Hier ist ein Limit erreicht, weiter nach oben darf es nicht gehen. Die drastischen Preissteigerungen führen zwar dazu, dass Unternehmen verstärkt über einen Wandel bei Geschäftsreisen nachdenken und somit teils weniger verreisen, was für den ökologischen Fußabdruck gut ist. Dieser Fußabdruck kann aber auch durch nachhaltigere Reiseoptionen positiv beeinflusst werden. Die Optionen kosten meist jedoch deutlich mehr, und hierfür fehlt dann vielen Unternehmen das höhere Budget.

Haben auch die Kriege und Krisen Folgen für die Geschäftsreise?
Das haben sie sicher, ebenso auf die Prozesse im Travel Management. Und gerade in solchen Zeiten sind Kontakte vor Ort relevant. Wirtschaftliche Beziehungen und damit Corporate Travel können hier für ein besseres gegenseitiges Verständnis sorgen.

Ein anderes wichtiges Thema ist der Fachkräftemangel.
Dem haben wir uns in dreierlei Hinsicht angenommen. Zum einen stärken wir unser neues Gremium Young Professionals, indem wir es wann immer möglich einbringen – jüngst haben wir die Nachwuchskräfte beim Besuch des Forums Geschäftsreisen unterstützt.
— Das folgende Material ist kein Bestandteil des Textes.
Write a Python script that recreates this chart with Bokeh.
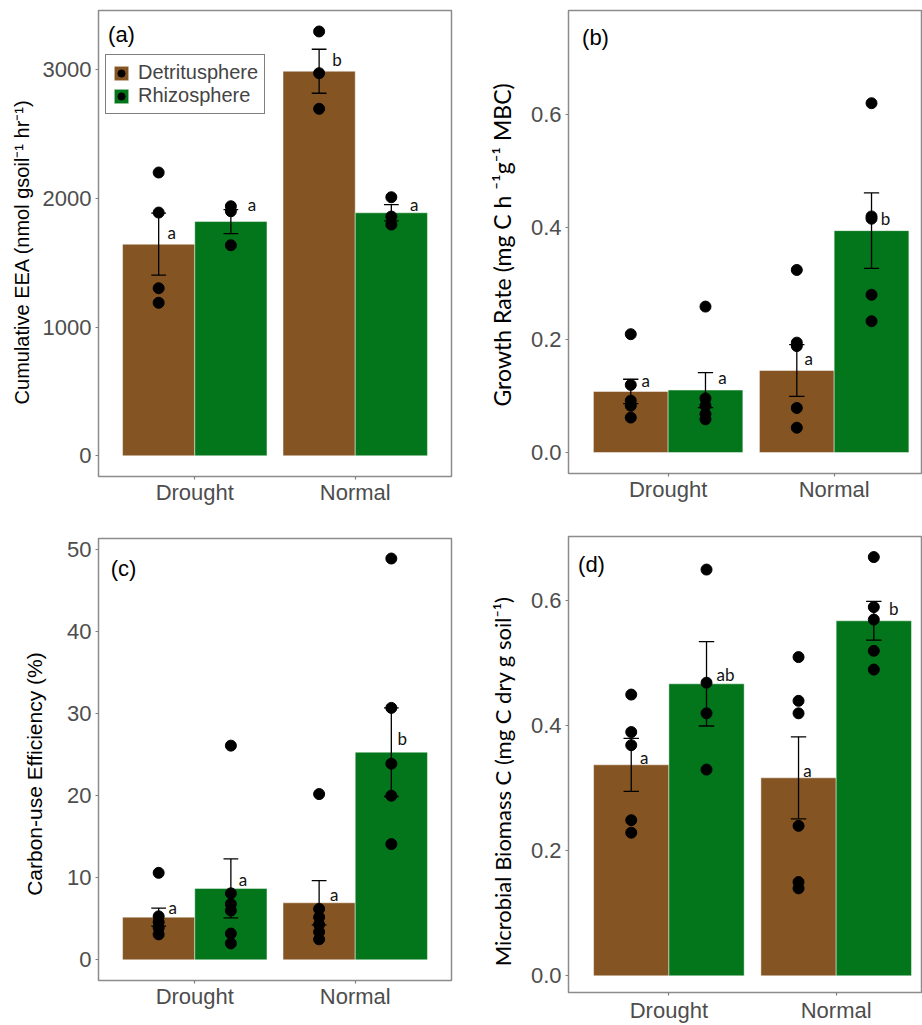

Zweitens arbeiten wir politisch in Plattformen wie der Nationalen Tourismusstrategie der Bundesregierung mit, in der sich eines der vier Arbeitspakete mit Fachkräften beschäftigt. Und drittens beschäftigen wir uns mit den Themen Blended Travel und Workation, mit denen Arbeitgeber ihre Attraktivität maßgeblich steigern können.

Was steht denn inhaltlich 2024 an erster Stelle?
Technologie und Nachhaltigkeit behalten ihren hohen Stellenwert. So erfreut sich der von der VDR-Akademie frisch aufgelegte Zertifikatskurs 'Sustainable Business Travel' einer enorm großen Nachfrage. In der Technologie wollen wir uns in einer Art Zukunftswerkstatt mit KI und ihrer Bedeutung im Geschäftsreise-Management beschäftigen. Eine große Rolle werden schließlich die ganzheitliche Mobilität sowie das Berufsbild des Travel Managers spielen. Immer mehr geht es hier um Prozesse, Stakeholder-Management und strategische Fragen statt ums Verhandeln.

Finden Sie genügend Resonanz für Ihre Wünsche bei den Anbietern? Die Geschäftsreise erholt sich nur langsam, während der Tourismus boomt.
Business Travel wird immer extrem wichtig sein, auch für den Umsatz der Anbieter. Dass über die Sinnhaftigkeit einzelner Reisen verstärkt nachgedacht wird, ist gut – aus finanziellen und ökologischen Gründen und natürlich auch mit Blick auf die Work-Life-Balance.

Aber der Eindruck ist, dass Hotels und Fluggesellschaften verstärkt in Richtung Leisure umsteuern.
Sie positionieren sich zweifellos deutlicher als bislang im touristischen Segment, das gerade in den letzten zwei Jahren eine besondere Relevanz für die Anbieter hatte. Das heißt aber nicht im Umkehrschluss, dass Business Travel für sie an Bedeutung verloren hat. Ich verweise auf die GBTA/VDR-Tagung, wo sich Dutzende Anbieter den Besuchern präsentiert haben. Das hätten sie nicht getan, wenn Geschäftsreise keine bedeutende Rolle für sie spielen würde. Zudem sind auch einige unserer neuen Mitgliedsfirmen Anbieter, und wir freuen uns über weitere.